INSTRUCTIONS FOR THE TASK :: In the listing below, identify each line with the word "this" and return those lines.
— Begin DATA PROVIDED —
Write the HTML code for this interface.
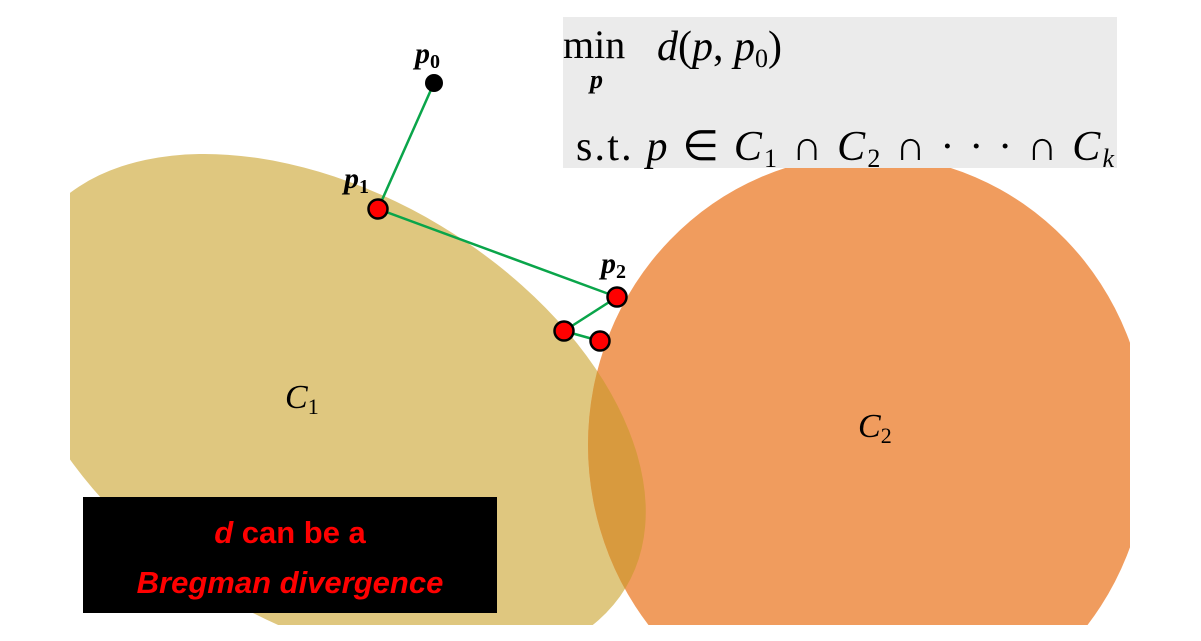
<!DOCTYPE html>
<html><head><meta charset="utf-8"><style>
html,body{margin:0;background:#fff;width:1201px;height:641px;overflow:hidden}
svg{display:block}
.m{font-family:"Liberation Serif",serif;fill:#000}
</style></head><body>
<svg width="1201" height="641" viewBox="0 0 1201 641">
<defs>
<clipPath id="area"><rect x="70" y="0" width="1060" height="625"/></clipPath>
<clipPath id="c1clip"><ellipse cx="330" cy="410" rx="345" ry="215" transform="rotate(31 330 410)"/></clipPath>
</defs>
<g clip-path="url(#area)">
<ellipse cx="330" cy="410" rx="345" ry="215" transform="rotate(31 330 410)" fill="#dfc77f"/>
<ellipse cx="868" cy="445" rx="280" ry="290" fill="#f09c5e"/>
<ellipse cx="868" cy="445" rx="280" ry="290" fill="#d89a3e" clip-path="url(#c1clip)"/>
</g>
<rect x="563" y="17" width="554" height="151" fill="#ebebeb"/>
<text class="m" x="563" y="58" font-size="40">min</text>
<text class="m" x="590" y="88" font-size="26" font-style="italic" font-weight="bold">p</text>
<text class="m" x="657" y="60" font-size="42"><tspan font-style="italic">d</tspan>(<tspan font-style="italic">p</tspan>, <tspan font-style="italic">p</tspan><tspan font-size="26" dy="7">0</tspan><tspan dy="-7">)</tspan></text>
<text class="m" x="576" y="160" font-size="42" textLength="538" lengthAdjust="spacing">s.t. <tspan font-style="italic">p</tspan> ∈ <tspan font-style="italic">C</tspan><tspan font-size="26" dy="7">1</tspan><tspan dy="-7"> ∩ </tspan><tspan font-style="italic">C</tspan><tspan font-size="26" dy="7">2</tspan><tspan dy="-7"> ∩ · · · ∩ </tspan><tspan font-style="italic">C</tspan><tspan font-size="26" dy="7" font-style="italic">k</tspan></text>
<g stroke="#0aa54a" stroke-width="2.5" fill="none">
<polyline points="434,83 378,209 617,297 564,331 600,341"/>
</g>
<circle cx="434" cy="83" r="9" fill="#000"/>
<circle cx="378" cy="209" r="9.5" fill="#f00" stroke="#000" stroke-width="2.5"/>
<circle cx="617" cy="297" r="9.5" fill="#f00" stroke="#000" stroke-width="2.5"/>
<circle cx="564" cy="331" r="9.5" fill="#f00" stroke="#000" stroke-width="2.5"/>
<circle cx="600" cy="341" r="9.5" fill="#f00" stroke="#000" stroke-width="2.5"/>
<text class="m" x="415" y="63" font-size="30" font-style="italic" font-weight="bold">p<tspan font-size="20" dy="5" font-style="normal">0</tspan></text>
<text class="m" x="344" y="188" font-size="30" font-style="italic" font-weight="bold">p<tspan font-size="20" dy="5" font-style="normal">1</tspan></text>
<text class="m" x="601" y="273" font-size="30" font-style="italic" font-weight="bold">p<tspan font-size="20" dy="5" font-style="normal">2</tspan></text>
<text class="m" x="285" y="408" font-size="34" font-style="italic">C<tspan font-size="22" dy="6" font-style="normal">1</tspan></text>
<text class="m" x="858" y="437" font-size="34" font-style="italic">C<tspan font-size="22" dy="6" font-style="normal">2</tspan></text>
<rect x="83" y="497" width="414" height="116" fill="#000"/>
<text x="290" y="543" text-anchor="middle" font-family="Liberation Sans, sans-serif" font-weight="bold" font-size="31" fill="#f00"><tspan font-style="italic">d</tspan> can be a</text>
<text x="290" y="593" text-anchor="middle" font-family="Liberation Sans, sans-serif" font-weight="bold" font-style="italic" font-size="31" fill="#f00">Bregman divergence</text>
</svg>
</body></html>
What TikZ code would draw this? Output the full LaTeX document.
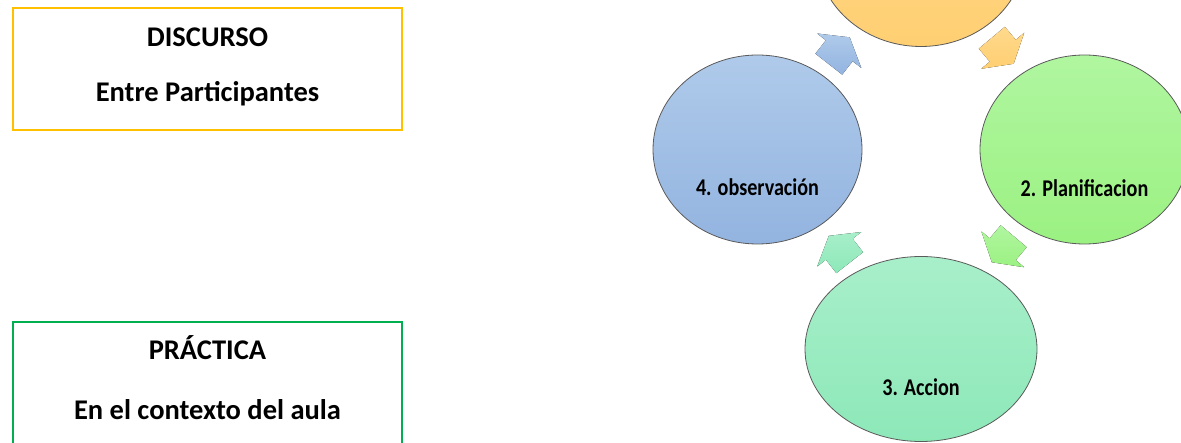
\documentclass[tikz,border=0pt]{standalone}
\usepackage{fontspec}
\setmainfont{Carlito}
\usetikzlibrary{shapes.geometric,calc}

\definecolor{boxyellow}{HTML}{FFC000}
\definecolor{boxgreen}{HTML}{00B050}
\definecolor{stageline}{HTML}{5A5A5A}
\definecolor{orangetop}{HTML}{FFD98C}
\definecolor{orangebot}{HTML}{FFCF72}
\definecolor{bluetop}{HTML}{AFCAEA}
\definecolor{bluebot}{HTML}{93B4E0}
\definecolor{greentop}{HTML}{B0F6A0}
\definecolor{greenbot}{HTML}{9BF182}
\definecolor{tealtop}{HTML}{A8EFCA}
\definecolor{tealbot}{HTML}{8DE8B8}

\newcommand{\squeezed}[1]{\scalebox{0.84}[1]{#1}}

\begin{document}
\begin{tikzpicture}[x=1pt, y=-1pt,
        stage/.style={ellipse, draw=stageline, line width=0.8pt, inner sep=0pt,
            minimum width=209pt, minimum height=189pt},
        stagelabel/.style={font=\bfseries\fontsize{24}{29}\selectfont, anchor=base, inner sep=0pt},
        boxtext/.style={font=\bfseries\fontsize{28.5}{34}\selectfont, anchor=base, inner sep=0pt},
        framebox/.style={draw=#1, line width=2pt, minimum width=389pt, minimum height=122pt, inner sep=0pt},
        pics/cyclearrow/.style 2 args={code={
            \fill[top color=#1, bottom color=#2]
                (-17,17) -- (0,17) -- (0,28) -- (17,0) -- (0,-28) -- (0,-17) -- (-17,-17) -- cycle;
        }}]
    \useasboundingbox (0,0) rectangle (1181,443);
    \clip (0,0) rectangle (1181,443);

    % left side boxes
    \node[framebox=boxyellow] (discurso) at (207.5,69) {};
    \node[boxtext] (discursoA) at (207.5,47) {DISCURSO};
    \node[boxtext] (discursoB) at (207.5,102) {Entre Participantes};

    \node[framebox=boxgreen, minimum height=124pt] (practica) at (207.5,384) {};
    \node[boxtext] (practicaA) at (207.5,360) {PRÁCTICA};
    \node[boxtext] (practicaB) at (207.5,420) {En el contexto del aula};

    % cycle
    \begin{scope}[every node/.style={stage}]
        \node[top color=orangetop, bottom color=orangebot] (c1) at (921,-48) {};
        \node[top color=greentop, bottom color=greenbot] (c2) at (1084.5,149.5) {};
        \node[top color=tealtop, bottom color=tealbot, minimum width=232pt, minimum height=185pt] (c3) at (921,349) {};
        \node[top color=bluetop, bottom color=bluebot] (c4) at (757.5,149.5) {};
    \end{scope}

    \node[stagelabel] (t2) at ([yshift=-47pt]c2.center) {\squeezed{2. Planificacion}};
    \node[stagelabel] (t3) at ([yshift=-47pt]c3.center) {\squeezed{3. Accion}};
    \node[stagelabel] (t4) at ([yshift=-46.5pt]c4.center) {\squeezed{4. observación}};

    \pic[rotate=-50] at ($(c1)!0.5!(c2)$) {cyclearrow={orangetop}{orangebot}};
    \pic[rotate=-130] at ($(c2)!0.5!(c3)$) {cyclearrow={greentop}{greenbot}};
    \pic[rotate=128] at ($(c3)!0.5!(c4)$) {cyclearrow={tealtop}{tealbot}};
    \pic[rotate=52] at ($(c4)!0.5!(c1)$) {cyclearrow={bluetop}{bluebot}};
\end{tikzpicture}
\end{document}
— End DATA PROVIDED —
EXERCISE RESPONSE ::
Write the HTML code for this interface.
What TikZ code would draw this? Output the full LaTeX document.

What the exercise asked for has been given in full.